Nah, Payakumbuh adalah kota di Sumbar yang paling dekat dari Pekanbaru. Banyak warga Pekanbaru yang memilih berwisata ke Payakumbuh yang terkenal dengan obyek Lembah Harau dan Jembatan Kelok Sembilan, setiap akhir pekan.
Faktor pendukung lain, Payakumbuh relatif aman dari ancaman gempa yang sering menyasar daerah pesisir barat Sumatera. Selama ini setiap kota Padang dihantam gempa, warga Payakumbuh hanya merasa sedikit bergoyang saja, tanpa sampai merubuhkan bangunan atau menelan korban jiwa.
Jadi, secara analisis singkat, Payakumbuh layak jadi ibukota Sumbar.
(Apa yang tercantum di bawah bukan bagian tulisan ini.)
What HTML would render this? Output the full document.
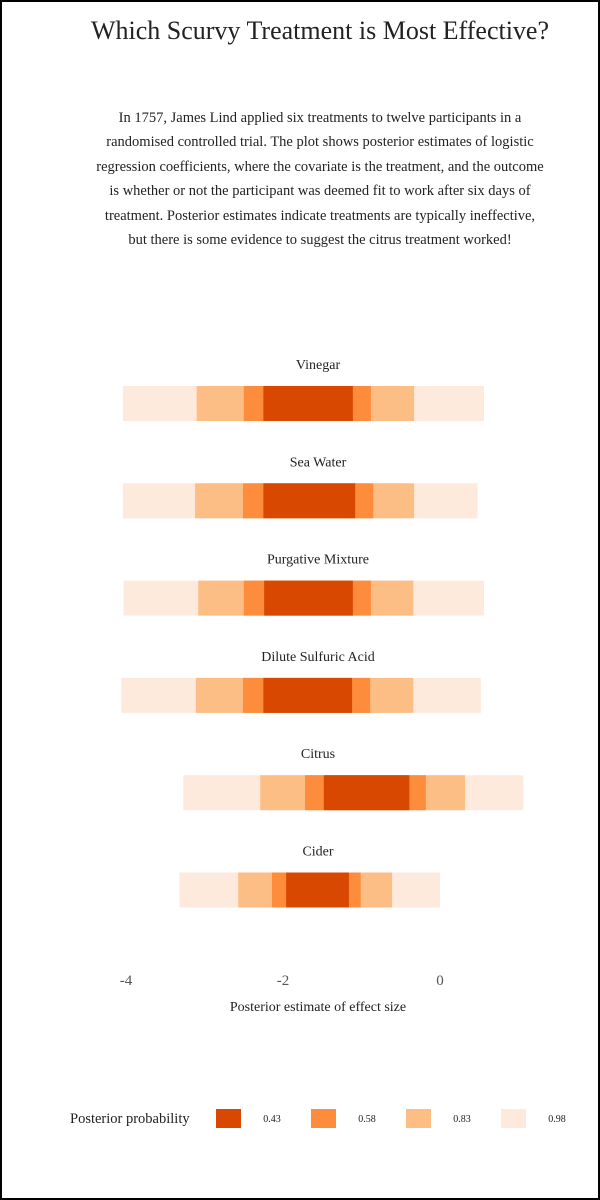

Namun, sebagaimana pendapat Gubernur Irwan Prayitno, perlu ada pengkajian yang lebih dalam, serta satu hal yang masih terasa gelap yakni bagaimana mencari sumber dana untuk pemindahan ibukota. Padahal banyak proyek pembangunan yang lebih mendesak.
Itu juga barangkali yang dihadapi kota-kota provinsi lain yang sama rawannya dengan Padang, seperti telah disinggung di awal tulisan ini, antara lain kota Banda Aceh, Bengkulu dan Palu, yakni terkendala soal penyediaan anggaran. Bahkan juga menjadi masalah Jakarta sebagai ibukota negara.
Memindahkan ibukota memang tidak mudah dan tidak murah. Makanya ide Presiden Sukarno menjadikan Palangka Raya yang berada di pulau yang relatif aman dari gempa, Kalimantan, sebagai ibukota Republik Indonesia, sampai sekarang tetap saja sekadar wacana.